Company profits from Nigeria will be derived from OML 18 and the activities undertaken by Eroton. Subsequent payment of dividends by Eroton, and receipt by MLPL, will be used to pay the principal and interest due on the loan notes, and to pay dividends to San Leon. Accordingly, as previously outlined, whilst the delay in shareholder distributions from Eroton and the lower than anticipated recent production is expected to reduce San Leon’s cash receipts, the majority of expected Company profits from Nigeria until the end of 2018 come from the aforementioned loan note interest receivable, with a minority of the profit derived from the Company’s equity position in OML 18.
Receipt of interest on the loan notes is being accrued by San Leon, and the Company has various guarantees and a share pledge which provides security that first payment, inclusive of a share of the principal, occurs on or before 1 October 2017. In effect, the structure of the loan note and its safeguards result in a delay of the first loan note payment to San Leon, not a reduction in expected loan note receipts.
As provided for in the Shareholders Agreement with Midwestern when San Leon purchased its interest in OML 18, San Leon has the right to nominate people for appointment to the following positions within Eroton.
– Two Eroton Board members: Oisin Fanning already represents San Leon on the Eroton Board, and Mr Mutiu Sunmonu (San Leon’s Non-Executive Chairman) will join the Eroton Board at its next meeting, anticipated to take place in June 2016.
– The Chair of the Finance Committee: An appointee has been agreed with Eroton.
– A Senior Technical Manager who has extensive experience in Nigeria and similar environments: An appointee has been agreed with Eroton and will be based in Nigeria.
The Company continues to evaluate its non-Nigerian assets with a view to monetisation and/or cost reduction.
San Leon recently hosted senior management from Geron Energy Investment (“Geron”), a party to the Offeror, on a field trip to OML 18 and the nearby Notore chemical plant, as part of ongoing take-over discussions.
The Company has additionally signed confidentiality agreements with a further three parties who have approached San Leon, subsequent to the Company’s announcements of 19 and 21 December 2016.

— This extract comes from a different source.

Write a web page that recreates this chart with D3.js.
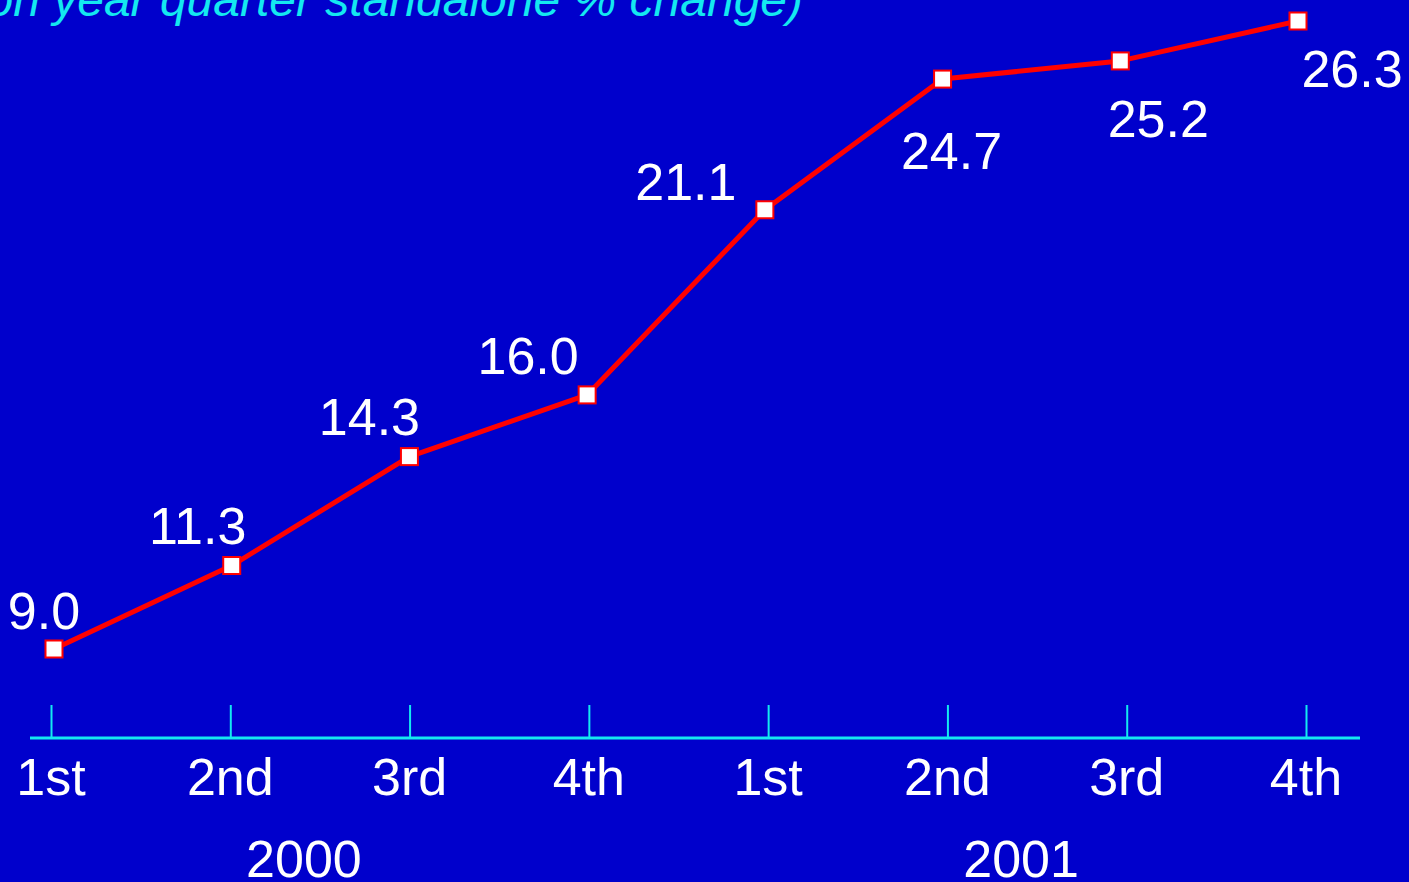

Oisin Fanning, San Leon Energy plc CEO, commented: “San Leon has been part of OML 18 for effectively six months now and, notwithstanding a demanding operating environment in Nigeria and the challenges that Eroton has encountered, we are encouraged by Eroton’s flexibility and implementation of activities to maximise cash flow from the world-class OML 18 asset. As explained, any issues encountered by Eroton are considered by both Eroton and San Leon to be temporary and are being addressed and overcome. Most importantly, these issues are not expected to affect, materially, the long-term field performance or indeed the long-term overall level of cashflows to San Leon, whilst in the shorter term San Leon has a number of protections in place for receiving loan note repayments which constitute the large majority of expected cash flow from Nigeria until the end of 2018.
Both Eroton and San Leon are continually looking to optimise the development of OML 18 and the appointment of a dedicated well services supervisor will be an important factor in continuing to increase production. Further drilling and workovers this year are expected to add a major boost to production. Moreover, the location of OML 18, with direct access to a potential offshore storage system, provides for an alternative evacuation system for oil which would be entirely under Eroton’s control.
We look forward to updating the market in due course on further progress.”